Moreover, the NIKE brand’s Direct-to-Consumer (“DTC”) revenues improved 22% in the quarter, mainly on the back of 49% online sales growth and a 10% rise in new store increases.
Additionally, revenues at the company’s Converse brand rose 4% to $574 million on a currency neutral basis, fueled by North American growth that was partly negated by weakness noted in Europe and Asia Pacific.
NIKE’s global future orders for the NIKE Brand, slated for delivery from Sep 2016 through Jan 2017, went up 5% year over year to $12.3 billion. On a currency neutral basis, future orders rose 7%. However, as reported by sources, the outlook for future orders lagged analysts’ estimates and also slowed down from last year, particularly in the North American region.

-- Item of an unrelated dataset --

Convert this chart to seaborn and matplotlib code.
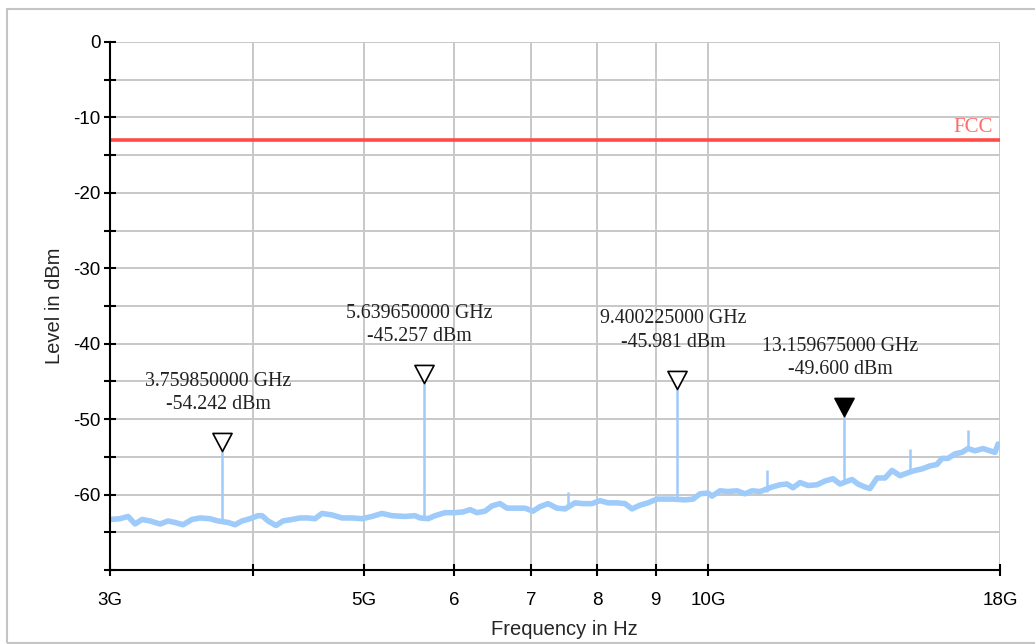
import matplotlib
matplotlib.use("Agg")
import matplotlib.pyplot as plt
from matplotlib.path import Path
from matplotlib.patches import Rectangle
import seaborn as sns
import pandas as pd

# ---- data (frequency in GHz, level in dBm) ----
trace_freq = [3.000, 3.061, 3.111, 3.155, 3.200, 3.252, 3.318, 3.372, 3.419, 3.475,
              3.538, 3.596, 3.669, 3.729, 3.805, 3.859, 3.913, 3.977, 4.041, 4.074,
              4.124, 4.190, 4.250, 4.328, 4.398, 4.469, 4.533, 4.597, 4.690, 4.786,
              4.883, 4.983, 5.084, 5.187, 5.293, 5.433, 5.544, 5.600, 5.691, 5.772,
              5.889, 6.009, 6.106, 6.193, 6.281, 6.383, 6.473, 6.578, 6.672, 6.780,
              6.918, 7.030, 7.130, 7.246, 7.378, 7.498, 7.651, 7.775, 7.917, 8.045,
              8.176, 8.325, 8.461, 8.581, 8.720, 8.861, 9.023, 9.170, 9.319, 9.547,
              9.702, 9.840, 10.000, 10.080, 10.244, 10.410, 10.601, 10.773, 10.926, 11.103,
              11.375, 11.559, 11.723, 11.866, 12.034, 12.229, 12.453, 12.655, 12.861, 13.043,
              13.362, 13.524, 13.716, 13.855, 14.052, 14.280, 14.483, 14.718, 14.957, 15.169,
              15.384, 15.634, 15.856, 16.016, 16.211, 16.441, 16.675, 16.877, 17.117, 17.394,
              17.641, 17.820, 17.930, 18.000]
trace_level = [-63.3, -63.2, -62.9, -63.9, -63.3, -63.5, -63.9, -63.5, -63.7, -64.0,
               -63.3, -63.1, -63.2, -63.5, -63.7, -64.0, -63.5, -63.2, -62.8, -62.8,
               -63.5, -64.1, -63.5, -63.3, -63.1, -63.1, -63.2, -62.5, -62.7, -63.1,
               -63.1, -63.2, -62.9, -62.5, -62.8, -62.9, -62.8, -63.1, -63.2, -62.8,
               -62.4, -62.4, -62.3, -62.0, -62.4, -62.2, -61.5, -61.2, -61.8, -61.8,
               -61.8, -62.2, -61.6, -61.2, -61.8, -61.9, -61.1, -61.2, -61.2, -60.8,
               -61.1, -61.1, -61.2, -61.9, -61.4, -61.1, -60.6, -60.6, -60.6, -60.7,
               -60.6, -59.9, -59.8, -60.2, -59.5, -59.6, -59.5, -59.9, -59.5, -59.6,
               -59.0, -58.7, -58.6, -59.1, -58.4, -58.8, -58.7, -58.2, -57.9, -58.6,
               -58.0, -58.6, -59.0, -59.2, -57.8, -57.8, -56.8, -57.5, -57.1, -56.8,
               -56.6, -56.2, -56.0, -55.2, -55.2, -54.6, -54.4, -53.9, -54.2, -53.9,
               -54.2, -54.4, -53.3, -53.5]

# narrow spikes: frequency, peak level, level of the trace at their foot
spike_freq = [3.759850, 5.639650, 7.543, 9.400225, 11.261, 13.159675, 15.017, 16.877]
spike_peak = [-54.242, -45.257, -59.6, -45.981, -56.7, -49.600, -53.9, -51.4]
spike_base = [-63.6, -63.1, -61.9, -60.6, -59.6, -58.4, -57.0, -54.0]

# markers
marker_freq = [3.759850, 5.639650, 9.400225, 13.159675]
marker_level = [-54.242, -45.257, -45.981, -49.600]
marker_text = ["3.759850000 GHz\n-54.242 dBm",
               "5.639650000 GHz\n-45.257 dBm",
               "9.400225000 GHz\n-45.981 dBm",
               "13.159675000 GHz\n-49.600 dBm"]
marker_filled = [False, False, False, True]

fcc_level = -13.0
fcc_label = "FCC"

x_ticks = [3, 4, 5, 6, 7, 8, 9, 10, 18]
x_ticklabels = ["3G", "", "5G", "6", "7", "8", "9", "10G", "18G"]
y_ticks = [0, -5, -10, -15, -20, -25, -30, -35, -40, -45, -50, -55, -60, -65, -70]
y_ticklabels = ["0", "", "-10", "", "-20", "", "-30", "", "-40", "", "-50", "", "-60", "", ""]

# ---- style ----
sns.set_style("white")
plt.rcParams["font.family"] = ["Liberation Sans", "DejaVu Sans"]

W, H = 1035, 644
fig = plt.figure(figsize=(W / 100, H / 100), dpi=100)
ax = fig.add_axes([110 / W, 1 - 570 / H, 890 / W, 528 / H])

df = pd.DataFrame({"freq": trace_freq, "level": trace_level})
sns.lineplot(data=df, x="freq", y="level", ax=ax, color="#9ecbfa",
             linewidth=4.0, estimator=None, zorder=3)

ax.vlines(spike_freq, spike_base, spike_peak, color="#9ecbfa", linewidth=1.8, zorder=3)

ax.axhline(fcc_level, color="#ff4a4a", linewidth=2.6, zorder=4)
ax.annotate(fcc_label, xy=(18, fcc_level), xytext=(-5, 2), textcoords="offset points",
            ha="right", va="bottom", color="#ff6b6b", fontsize=15,
            family=["Liberation Serif", "DejaVu Serif"])

tri = Path([(-0.53, 1.0), (0.53, 1.0), (0.0, 0.0), (-0.53, 1.0)],
           [Path.MOVETO, Path.LINETO, Path.LINETO, Path.CLOSEPOLY])
for f, lv, t, filled in zip(marker_freq, marker_level, marker_text, marker_filled):
    ax.scatter([f], [lv], marker=tri, s=26 ** 2,
               facecolor="black" if filled else "white",
               edgecolor="black", linewidth=1.2, zorder=6)
    ax.annotate(t, xy=(f, lv), xytext=(-3, 42), textcoords="offset points",
                ha="center", va="center", multialignment="center",
                fontsize=14.3, linespacing=1.3, color="#222222",
                family=["Liberation Serif", "DejaVu Serif"], zorder=7)

ax.set_xscale("log")
ax.set_xlim(3, 18)
ax.set_ylim(-70, 0)
ax.set_xticks(x_ticks)
ax.set_xticklabels(x_ticklabels)
ax.xaxis.set_minor_locator(matplotlib.ticker.NullLocator())
ax.set_yticks(y_ticks)
ax.set_yticklabels(y_ticklabels)

ax.grid(True, color="#c8c8c8", linewidth=1.4, zorder=0)
ax.set_axisbelow(True)
for s in ["top", "right"]:
    ax.spines[s].set_visible(False)
for s in ["left", "bottom"]:
    ax.spines[s].set_color("black")
    ax.spines[s].set_linewidth(1.5)
    ax.spines[s].set_zorder(5)

ax.tick_params(axis="both", which="major", direction="inout", length=8, width=1.5,
               color="black", labelsize=13.5, labelcolor="black",
               bottom=True, left=True, top=False, right=False)
ax.tick_params(axis="y", pad=3)
ax.tick_params(axis="x", pad=12)

ax.set_xlabel("Frequency in Hz", fontsize=14.5)
ax.set_ylabel("Level in dBm", fontsize=14.5, va="center")
ax.xaxis.set_label_coords(0.511, -0.094)
ax.yaxis.set_label_coords(-0.062, 0.5)

fig.patches.append(Rectangle((7 / W, 1 - 643 / H), 1.2, (643 - 9) / H,
                             transform=fig.transFigure, fill=False,
                             edgecolor="#c4c4c4", linewidth=1.5, zorder=0))

fig.savefig("out.png", dpi=100)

Per these sources, stiff competition from rivals like Under Armour, Inc. (UA - Analyst Report) and Adidas AG (ADDYY - Snapshot Report) continues to be a pressing concern for NIKE, which is losing its market share to these sporting bigwigs. This has dented demand for NIKE’s basketball shoes and causal footwear. Apart from this, a shift in consumers’ tastes and preferences toward more fashionable assortments is also playing foul for NIKE, whose ‘athleisure’ popularity seems to be losing ground.
Costs & Margins
Gross profit improved about 3% to $4,123 million, while the gross margin shriveled 200 basis points (bps) to 45.5%. The decline in gross margin was attributable to an adverse impact from exiting Golf equipment operations, foreign currency headwinds, unfavorable off-price mix and shift of some expenses to cost of goods sold from operating overheads. This was somewhat compensated by higher average selling prices.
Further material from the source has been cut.